[Begin]
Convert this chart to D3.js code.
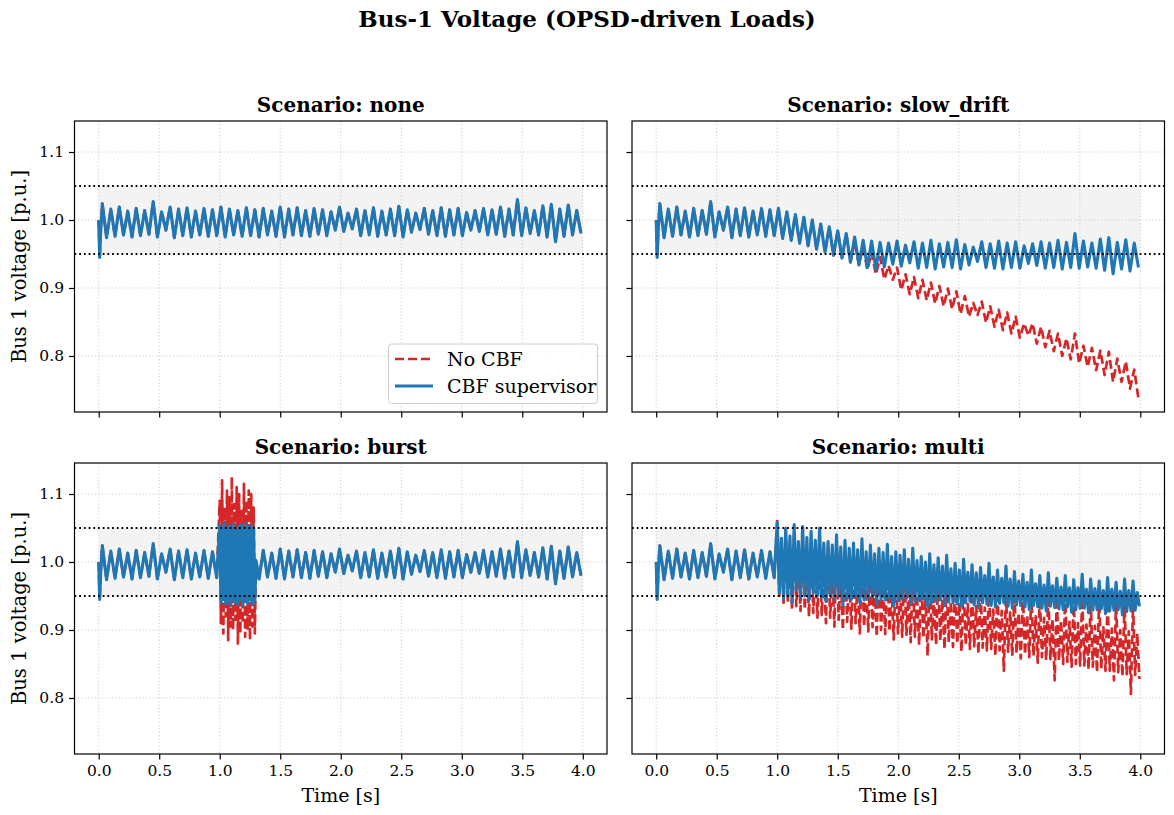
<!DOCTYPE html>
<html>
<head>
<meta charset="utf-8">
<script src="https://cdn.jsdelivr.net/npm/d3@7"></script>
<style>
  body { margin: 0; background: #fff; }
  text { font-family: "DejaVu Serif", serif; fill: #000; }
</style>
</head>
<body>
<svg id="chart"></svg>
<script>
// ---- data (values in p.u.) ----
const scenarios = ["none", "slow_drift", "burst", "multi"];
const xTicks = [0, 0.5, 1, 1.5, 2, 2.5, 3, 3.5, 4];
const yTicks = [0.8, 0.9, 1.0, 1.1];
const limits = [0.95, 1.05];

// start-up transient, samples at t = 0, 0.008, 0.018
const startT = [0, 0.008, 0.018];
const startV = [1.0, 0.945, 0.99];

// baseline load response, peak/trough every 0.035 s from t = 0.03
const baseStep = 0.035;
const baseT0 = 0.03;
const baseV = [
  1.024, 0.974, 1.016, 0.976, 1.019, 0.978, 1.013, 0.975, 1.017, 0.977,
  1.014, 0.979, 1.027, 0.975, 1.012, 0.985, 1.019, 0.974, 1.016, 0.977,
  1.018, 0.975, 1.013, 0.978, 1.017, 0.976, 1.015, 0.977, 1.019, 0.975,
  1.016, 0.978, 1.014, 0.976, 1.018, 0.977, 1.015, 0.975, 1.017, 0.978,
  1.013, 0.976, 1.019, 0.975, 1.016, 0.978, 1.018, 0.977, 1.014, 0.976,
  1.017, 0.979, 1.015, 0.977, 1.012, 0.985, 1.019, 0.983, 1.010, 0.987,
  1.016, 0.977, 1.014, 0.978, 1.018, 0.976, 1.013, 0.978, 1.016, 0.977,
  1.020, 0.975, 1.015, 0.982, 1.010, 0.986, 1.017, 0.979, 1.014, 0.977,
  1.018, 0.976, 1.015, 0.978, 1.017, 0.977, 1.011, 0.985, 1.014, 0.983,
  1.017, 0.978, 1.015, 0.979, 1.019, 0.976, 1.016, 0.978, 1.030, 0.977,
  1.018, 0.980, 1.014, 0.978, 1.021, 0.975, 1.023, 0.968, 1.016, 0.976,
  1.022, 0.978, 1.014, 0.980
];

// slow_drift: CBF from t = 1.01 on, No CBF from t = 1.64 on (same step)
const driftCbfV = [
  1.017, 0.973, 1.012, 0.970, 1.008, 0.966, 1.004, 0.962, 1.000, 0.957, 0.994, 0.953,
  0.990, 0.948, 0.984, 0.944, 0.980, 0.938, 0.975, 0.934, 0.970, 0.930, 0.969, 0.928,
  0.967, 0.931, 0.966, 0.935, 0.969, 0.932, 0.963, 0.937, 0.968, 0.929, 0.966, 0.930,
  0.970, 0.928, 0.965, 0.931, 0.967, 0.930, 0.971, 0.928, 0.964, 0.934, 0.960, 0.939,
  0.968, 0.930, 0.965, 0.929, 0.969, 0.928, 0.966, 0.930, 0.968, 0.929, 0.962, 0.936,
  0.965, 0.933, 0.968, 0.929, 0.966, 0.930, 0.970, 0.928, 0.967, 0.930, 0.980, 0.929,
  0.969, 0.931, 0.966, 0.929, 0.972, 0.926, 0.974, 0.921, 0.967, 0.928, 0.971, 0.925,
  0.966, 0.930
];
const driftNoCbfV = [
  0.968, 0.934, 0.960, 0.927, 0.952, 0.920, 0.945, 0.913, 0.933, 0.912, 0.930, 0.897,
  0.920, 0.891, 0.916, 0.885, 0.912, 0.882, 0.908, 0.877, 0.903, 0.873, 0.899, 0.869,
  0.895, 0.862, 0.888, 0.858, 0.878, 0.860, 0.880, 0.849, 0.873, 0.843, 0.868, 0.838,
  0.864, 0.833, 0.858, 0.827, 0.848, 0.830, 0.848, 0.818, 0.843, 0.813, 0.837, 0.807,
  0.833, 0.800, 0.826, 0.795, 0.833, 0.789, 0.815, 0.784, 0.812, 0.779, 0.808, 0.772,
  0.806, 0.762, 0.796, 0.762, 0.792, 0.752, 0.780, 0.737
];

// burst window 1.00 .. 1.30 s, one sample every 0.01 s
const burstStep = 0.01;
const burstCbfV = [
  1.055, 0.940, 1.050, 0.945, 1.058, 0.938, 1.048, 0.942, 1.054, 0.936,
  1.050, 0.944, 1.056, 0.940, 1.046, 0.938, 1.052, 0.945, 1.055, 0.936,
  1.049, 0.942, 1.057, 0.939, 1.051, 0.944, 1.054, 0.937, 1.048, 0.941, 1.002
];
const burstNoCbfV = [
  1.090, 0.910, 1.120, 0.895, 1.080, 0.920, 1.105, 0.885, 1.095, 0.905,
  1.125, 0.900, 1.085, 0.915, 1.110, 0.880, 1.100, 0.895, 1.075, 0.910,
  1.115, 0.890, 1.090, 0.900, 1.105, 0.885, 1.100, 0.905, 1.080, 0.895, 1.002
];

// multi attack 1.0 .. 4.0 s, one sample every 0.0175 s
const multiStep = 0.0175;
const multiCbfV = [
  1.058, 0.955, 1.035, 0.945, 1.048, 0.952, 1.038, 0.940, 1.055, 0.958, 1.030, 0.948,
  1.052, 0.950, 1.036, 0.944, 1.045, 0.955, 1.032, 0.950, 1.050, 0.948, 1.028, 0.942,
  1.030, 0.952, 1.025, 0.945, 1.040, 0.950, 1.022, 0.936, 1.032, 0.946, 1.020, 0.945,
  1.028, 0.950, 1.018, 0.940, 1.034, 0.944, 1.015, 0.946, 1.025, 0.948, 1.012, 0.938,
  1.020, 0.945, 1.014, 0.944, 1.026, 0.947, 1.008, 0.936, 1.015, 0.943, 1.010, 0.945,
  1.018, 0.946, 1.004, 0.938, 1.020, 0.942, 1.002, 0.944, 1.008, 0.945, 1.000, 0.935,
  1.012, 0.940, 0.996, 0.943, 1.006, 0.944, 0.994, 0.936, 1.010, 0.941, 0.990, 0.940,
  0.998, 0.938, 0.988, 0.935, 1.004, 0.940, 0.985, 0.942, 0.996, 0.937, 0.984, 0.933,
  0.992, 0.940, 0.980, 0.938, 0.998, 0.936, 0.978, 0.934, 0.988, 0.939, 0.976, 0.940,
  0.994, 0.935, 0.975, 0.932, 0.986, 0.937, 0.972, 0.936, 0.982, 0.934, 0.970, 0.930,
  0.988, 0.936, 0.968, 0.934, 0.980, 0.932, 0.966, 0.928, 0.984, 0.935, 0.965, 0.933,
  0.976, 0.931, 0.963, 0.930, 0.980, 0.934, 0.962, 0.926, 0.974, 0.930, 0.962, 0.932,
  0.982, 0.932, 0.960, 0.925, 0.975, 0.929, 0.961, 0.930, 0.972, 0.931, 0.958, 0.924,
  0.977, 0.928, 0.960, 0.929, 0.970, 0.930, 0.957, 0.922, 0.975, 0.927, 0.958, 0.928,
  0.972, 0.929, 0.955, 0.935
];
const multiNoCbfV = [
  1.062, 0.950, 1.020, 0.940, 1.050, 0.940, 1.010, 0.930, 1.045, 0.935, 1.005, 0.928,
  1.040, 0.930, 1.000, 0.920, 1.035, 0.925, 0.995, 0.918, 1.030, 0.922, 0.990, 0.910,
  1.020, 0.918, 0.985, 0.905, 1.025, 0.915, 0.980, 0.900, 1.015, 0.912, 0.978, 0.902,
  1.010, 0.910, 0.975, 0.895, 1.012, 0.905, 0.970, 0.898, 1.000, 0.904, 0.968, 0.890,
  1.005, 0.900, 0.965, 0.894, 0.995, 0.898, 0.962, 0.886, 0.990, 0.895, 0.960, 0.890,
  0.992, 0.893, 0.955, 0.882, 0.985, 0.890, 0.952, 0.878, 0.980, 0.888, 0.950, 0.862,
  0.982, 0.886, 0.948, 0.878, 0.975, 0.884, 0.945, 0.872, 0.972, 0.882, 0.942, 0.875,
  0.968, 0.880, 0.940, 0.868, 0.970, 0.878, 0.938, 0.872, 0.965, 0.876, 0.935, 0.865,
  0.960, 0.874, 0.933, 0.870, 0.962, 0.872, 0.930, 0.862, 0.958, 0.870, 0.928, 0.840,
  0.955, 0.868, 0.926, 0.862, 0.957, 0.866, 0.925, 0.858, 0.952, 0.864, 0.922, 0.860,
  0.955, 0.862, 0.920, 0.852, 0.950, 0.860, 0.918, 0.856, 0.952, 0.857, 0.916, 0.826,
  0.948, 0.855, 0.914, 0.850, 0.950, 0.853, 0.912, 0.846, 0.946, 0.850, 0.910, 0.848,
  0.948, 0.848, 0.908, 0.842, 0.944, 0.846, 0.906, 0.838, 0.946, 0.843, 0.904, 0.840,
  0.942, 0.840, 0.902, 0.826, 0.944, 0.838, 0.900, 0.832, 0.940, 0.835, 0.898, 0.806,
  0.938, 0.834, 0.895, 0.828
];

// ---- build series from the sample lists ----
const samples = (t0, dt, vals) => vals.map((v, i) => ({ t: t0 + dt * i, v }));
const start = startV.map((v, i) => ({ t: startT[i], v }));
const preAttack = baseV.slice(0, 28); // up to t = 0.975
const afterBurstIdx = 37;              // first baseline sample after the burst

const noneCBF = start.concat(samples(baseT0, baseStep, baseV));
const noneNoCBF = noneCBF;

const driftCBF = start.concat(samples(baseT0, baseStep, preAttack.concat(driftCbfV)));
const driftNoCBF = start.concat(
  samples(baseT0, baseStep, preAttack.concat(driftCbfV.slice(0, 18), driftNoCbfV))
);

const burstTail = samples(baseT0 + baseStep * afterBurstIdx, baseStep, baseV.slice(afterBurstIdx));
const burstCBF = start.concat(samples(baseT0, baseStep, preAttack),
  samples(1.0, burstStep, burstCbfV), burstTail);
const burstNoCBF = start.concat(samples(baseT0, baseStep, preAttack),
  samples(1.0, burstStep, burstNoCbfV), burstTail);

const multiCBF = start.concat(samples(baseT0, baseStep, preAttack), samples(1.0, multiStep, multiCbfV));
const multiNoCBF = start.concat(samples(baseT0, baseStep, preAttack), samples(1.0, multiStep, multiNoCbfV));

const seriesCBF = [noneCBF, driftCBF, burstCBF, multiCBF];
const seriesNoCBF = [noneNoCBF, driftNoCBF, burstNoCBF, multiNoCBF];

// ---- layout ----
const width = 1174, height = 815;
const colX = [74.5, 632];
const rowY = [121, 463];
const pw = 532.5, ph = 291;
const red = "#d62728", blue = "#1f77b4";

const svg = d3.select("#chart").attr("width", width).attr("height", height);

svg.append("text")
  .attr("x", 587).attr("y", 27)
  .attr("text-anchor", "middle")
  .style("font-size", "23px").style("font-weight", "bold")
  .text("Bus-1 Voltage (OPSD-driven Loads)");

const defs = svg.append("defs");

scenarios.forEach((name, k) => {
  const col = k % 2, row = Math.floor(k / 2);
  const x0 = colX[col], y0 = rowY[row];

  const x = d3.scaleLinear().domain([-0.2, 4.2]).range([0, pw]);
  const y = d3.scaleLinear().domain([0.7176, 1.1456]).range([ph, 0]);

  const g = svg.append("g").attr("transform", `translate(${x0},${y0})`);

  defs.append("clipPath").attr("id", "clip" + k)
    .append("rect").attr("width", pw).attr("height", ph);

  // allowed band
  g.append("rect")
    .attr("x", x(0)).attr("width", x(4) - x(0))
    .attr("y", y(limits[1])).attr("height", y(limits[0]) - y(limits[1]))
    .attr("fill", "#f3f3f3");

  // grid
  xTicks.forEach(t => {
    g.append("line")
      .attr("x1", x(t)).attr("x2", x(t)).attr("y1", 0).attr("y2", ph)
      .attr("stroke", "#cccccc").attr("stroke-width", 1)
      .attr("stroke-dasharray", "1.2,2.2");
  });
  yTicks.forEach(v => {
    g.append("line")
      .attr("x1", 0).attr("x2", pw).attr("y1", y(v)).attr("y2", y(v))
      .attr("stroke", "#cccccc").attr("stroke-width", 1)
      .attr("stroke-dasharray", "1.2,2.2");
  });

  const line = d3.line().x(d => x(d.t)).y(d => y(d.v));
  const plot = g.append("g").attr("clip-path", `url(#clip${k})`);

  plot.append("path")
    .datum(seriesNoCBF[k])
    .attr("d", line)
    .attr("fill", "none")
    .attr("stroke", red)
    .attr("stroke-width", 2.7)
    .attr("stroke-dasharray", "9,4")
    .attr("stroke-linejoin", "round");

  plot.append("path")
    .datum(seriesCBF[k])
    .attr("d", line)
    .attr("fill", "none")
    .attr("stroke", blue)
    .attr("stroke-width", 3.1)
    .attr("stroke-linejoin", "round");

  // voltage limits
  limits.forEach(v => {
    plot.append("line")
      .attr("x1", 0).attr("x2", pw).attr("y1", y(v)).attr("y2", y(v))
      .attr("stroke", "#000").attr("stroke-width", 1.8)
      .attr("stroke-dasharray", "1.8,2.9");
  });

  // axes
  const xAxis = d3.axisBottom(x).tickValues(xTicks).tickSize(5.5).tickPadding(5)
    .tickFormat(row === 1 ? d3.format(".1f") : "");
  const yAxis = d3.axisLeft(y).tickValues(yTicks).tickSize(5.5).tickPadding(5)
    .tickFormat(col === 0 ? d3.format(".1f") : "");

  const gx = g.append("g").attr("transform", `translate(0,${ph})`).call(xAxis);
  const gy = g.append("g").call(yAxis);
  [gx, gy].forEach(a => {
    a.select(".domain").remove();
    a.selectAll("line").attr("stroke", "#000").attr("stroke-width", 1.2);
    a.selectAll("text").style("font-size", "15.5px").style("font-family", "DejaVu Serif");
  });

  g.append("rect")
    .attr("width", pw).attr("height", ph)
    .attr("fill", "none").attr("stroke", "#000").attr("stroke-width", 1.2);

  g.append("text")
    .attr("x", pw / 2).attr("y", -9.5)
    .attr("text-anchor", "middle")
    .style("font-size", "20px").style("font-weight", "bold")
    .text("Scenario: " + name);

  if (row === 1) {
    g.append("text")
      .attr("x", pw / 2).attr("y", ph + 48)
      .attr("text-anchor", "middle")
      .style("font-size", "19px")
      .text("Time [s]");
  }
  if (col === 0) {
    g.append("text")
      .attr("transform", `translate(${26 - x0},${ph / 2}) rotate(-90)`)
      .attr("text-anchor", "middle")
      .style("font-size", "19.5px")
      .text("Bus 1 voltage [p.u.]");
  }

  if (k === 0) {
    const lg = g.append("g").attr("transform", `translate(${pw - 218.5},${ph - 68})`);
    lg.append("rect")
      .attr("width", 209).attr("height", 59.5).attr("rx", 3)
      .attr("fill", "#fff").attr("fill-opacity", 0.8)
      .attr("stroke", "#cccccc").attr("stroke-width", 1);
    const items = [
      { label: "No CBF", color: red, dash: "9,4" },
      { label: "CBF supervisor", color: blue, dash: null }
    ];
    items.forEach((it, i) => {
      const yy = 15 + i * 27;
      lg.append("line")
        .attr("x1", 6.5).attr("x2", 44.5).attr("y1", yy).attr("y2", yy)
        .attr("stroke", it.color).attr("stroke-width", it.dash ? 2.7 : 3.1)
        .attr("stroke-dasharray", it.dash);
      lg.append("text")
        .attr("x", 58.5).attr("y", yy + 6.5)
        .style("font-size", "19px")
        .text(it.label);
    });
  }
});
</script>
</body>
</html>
[End]
_TASK INSTRUCTIONS_: Your task is to reproduce exactly the lines from the start of the data above through the line containing "const startV = [1.0, 0.945, 0.99];", leaving every picture out.

_SOLUTION FOR THIS TASK_:
Convert this chart to D3.js code.
<!DOCTYPE html>
<html>
<head>
<meta charset="utf-8">
<script src="https://cdn.jsdelivr.net/npm/d3@7"></script>
<style>
  body { margin: 0; background: #fff; }
  text { font-family: "DejaVu Serif", serif; fill: #000; }
</style>
</head>
<body>
<svg id="chart"></svg>
<script>
// ---- data (values in p.u.) ----
const scenarios = ["none", "slow_drift", "burst", "multi"];
const xTicks = [0, 0.5, 1, 1.5, 2, 2.5, 3, 3.5, 4];
const yTicks = [0.8, 0.9, 1.0, 1.1];
const limits = [0.95, 1.05];

// start-up transient, samples at t = 0, 0.008, 0.018
const startT = [0, 0.008, 0.018];
const startV = [1.0, 0.945, 0.99];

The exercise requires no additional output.